Patient Care Aide: Job Description, Salary and Career Info
Patient care aides require no formal education. Learn about the training, job duties and voluntary certification to see if this is the right career for you.
Patient care aide is one of many titles referring to a worker in a medical facility whose job is basic patient care. By assisting medical staff and taking responsibility for all of a patient's basic needs, the patient care aide is the first and most frequent provider of assistance for anyone undergoing medical treatment. Patient care aides can often start entry-level positions with nothing more than on-the-job training, but may acquire credentials in order to increase opportunities for advancement.
|Required Education||High school diploma|
|Other Requirements||On-the-job training; credentials through the National Nurse Aid Assessment Program (voluntary)|
|Projected Job Growth (2012-2022)||21%|
|Average Salary (2014)||$26,250|
Source: *U.S. Bureau of Labor Statistics
Patient care aides--often referred to as nursing aides, nursing assistants, patient care assistants and various other titles--provide basic care to patients in hospitals or other medical facilities. They work under advisory from a nursing staff and usually have a great deal of direct contact with patients. According to the National Network of Career Nursing Assistants, aides working in long-term care facilities may be responsible for 80-90% of all personal care that a patient is provided (www.cna-network.org).
Patient care aides help feed, bathe and dress the medical patients in their charge. Depending on the patient's condition, the aide may assist with moving and transporting them; this may include helping them walk or assisting them with exercise and physical therapy. Aides answer patients' calls for assistance and help prepare them for surgery. They can also be responsible for tracking vital signs, checking blood pressure, temperature, nutritional intake and heart rate. They may collect specimens and assist in other medical procedures, as well as generally observing the patient's condition and reporting any changes to physicians and nursing staff. In addition, aides are usually responsible for changing linens, replacing bedpans and cleaning a patient's room.

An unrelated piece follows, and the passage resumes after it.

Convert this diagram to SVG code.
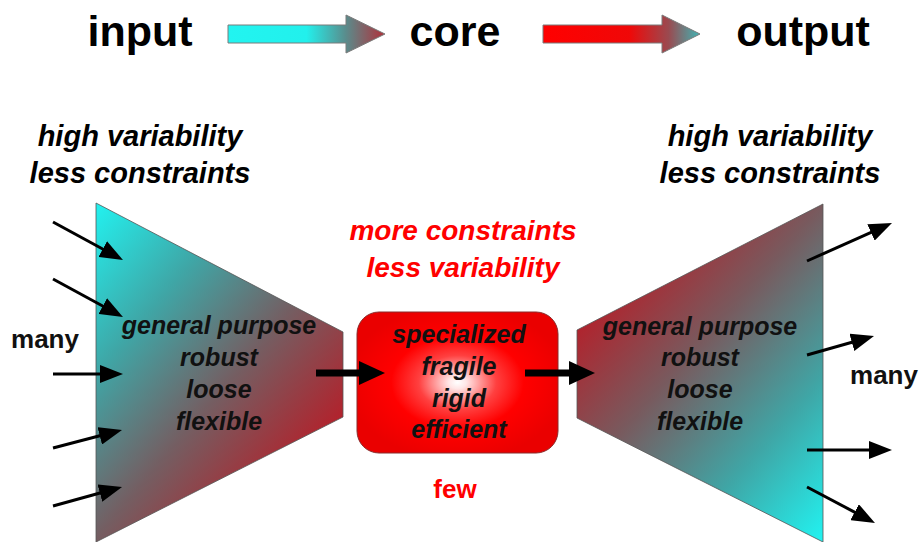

As of May 2014, the U.S. Bureau of Labor Statistics (BLS) lists a mean hourly wage of $12.62 for nursing assistants. This translates to an average annual salary of $26,250. In the lowest ten percent of the pay range, hourly earnings are $9.03 or less, equating to $18,790 or less annually; the highest ten percent earns $17.39 hourly or more, or $36,170 or more in a year.
While some patient care aides make the transition to a higher level of medical service, such as a registered nurse, others remain in the aide capacity for a number of years. Often, the longevity of patient care aides helps them in their work, as their continued presence is comforting to patients and helps them to feel at ease when undergoing treatment.
Some states differentiate between various levels of patient care aide qualification. In Oklahoma, for example, patient care assistants with no experience begin at the lowest level, which consists mostly of on-site training and learning from co-workers who have been there longer. After a year, the patient care assistant is approved to perform the full range of duties involved in the job description. After three years of patient care experience, the aide is considered qualified to provide training to new assistants.
Additionally, the National Council of State Boards of Nursing (NCSBN) administers a voluntary exam to assess the competency of nursing aides and provide a credential to demonstrate qualification. The National Nurse Aid Assessment Program (NNAAP) is available through the NCSBN in 19 states and Washington, D.C.
The NNAAP consists of a written or oral examination combined with a demonstration of relevant skills. Those who pass both parts of the exam are entered into the state nurse aide registry, which is used by employers to determine the full extent of a nurse aide's qualifications. As a result, patient care aides seeking to practice in states where the NNAAP is recognized should seriously consider taking the exam to increase their chances of employment.